I had fourteen appointments in nine days. Three were with producers I already imported. Eleven were introductions, set up by a friend in the trade who told each vigneron the same thing: "He is a small importer in Florida. He does not sell to retail. He will buy what you give him."
The first visit was Domaine Boyer-Martenot in Meursault. Yves poured seven wines from tank in a cellar that was colder than the air outside. I tasted, spat, and asked questions about his Perrieres. He told me the yield, the age of the vines, and the date he expected to bottle. Then he asked, "How many cases can you take?" I said twenty-four. He said, "I will give you twelve."
This was the pattern. Every producer I visited gave me less than I asked for.

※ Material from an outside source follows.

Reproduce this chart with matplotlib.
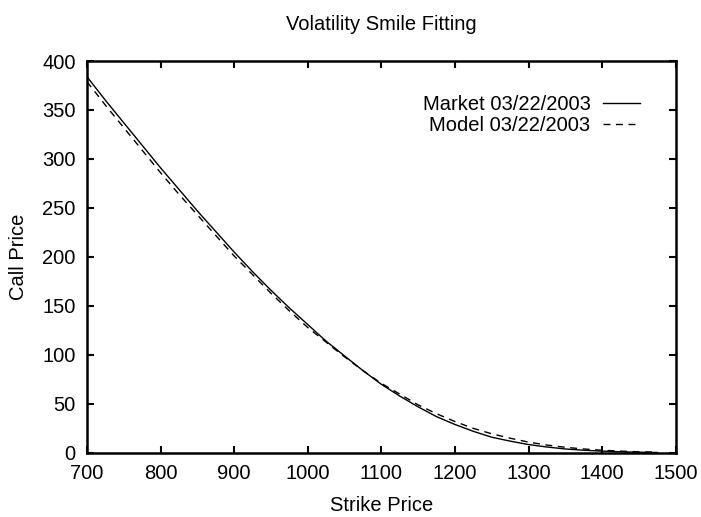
import matplotlib
matplotlib.use("Agg")
import matplotlib.pyplot as plt

plt.rcParams['font.family'] = ['Liberation Sans', 'DejaVu Sans']

strike = [700, 725, 750, 775, 800, 825, 850, 875, 900, 925, 950, 975,
          1000, 1025, 1050, 1075, 1100, 1125, 1150, 1175, 1200, 1225,
          1250, 1275, 1300, 1325, 1350, 1375, 1400, 1425, 1450, 1475]
market = [384, 360, 337, 314, 291, 269, 247, 226, 205, 185, 166, 148,
          131, 114, 99, 84, 70, 58, 47, 37, 29, 22,
          16, 12, 8.5, 6, 4, 2.7, 1.8, 1.1, 0.7, 0.4]
model = [379, 355, 332, 309, 286, 264, 243, 222, 201, 182, 163, 145,
         128, 113, 98, 84, 71, 60, 49, 40, 32, 25,
         19.5, 15, 11, 8, 5.7, 4, 2.7, 1.8, 1.1, 0.7]

fs = 14.5
fig = plt.figure(figsize=(7.01, 5.17), dpi=100)
ax = fig.add_axes([0.124, 0.124, 0.84, 0.758])

ax.plot(strike, market, color='black', lw=1.0, label='Market 03/22/2003')
ax.plot(strike, model, color='black', lw=1.0, ls=(0, (5, 4)), label='Model 03/22/2003')

ax.set_xlim(700, 1500)
ax.set_ylim(0, 400)
ax.set_xticks(range(700, 1501, 100))
ax.set_yticks(range(0, 401, 50))
ax.tick_params(direction='in', top=True, right=True, length=5, width=1.5, labelsize=fs, pad=8)
for s in ax.spines.values():
    s.set_linewidth(1.8)

ax.set_xlabel('Strike Price', fontsize=fs, labelpad=9)
ax.set_ylabel('Call Price', fontsize=fs, labelpad=10)
ax.set_title('Volatility Smile Fitting', fontsize=fs, pad=22)

ax.legend(loc='upper right', bbox_to_anchor=(0.939, 0.914), frameon=False, markerfirst=False,
          fontsize=fs, handlelength=1.85, handletextpad=0.6, labelspacing=0.1,
          borderpad=0, borderaxespad=0)

fig.savefig('out.png', dpi=100)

Not because they doubted me, but because they did not know me. In Burgundy, allocation is trust. Trust is measured in years, not in purchase orders.
By the ninth day I had secured agreements with six new producers. Combined, they gave me fewer cases than a single mid-size Bordeaux chateau ships in a week. I drove back to Paris knowing that the trip had been a success.
The second trip, in October, was easier. The third trip was easier still. By the fourth trip they poured the good bottles before I asked.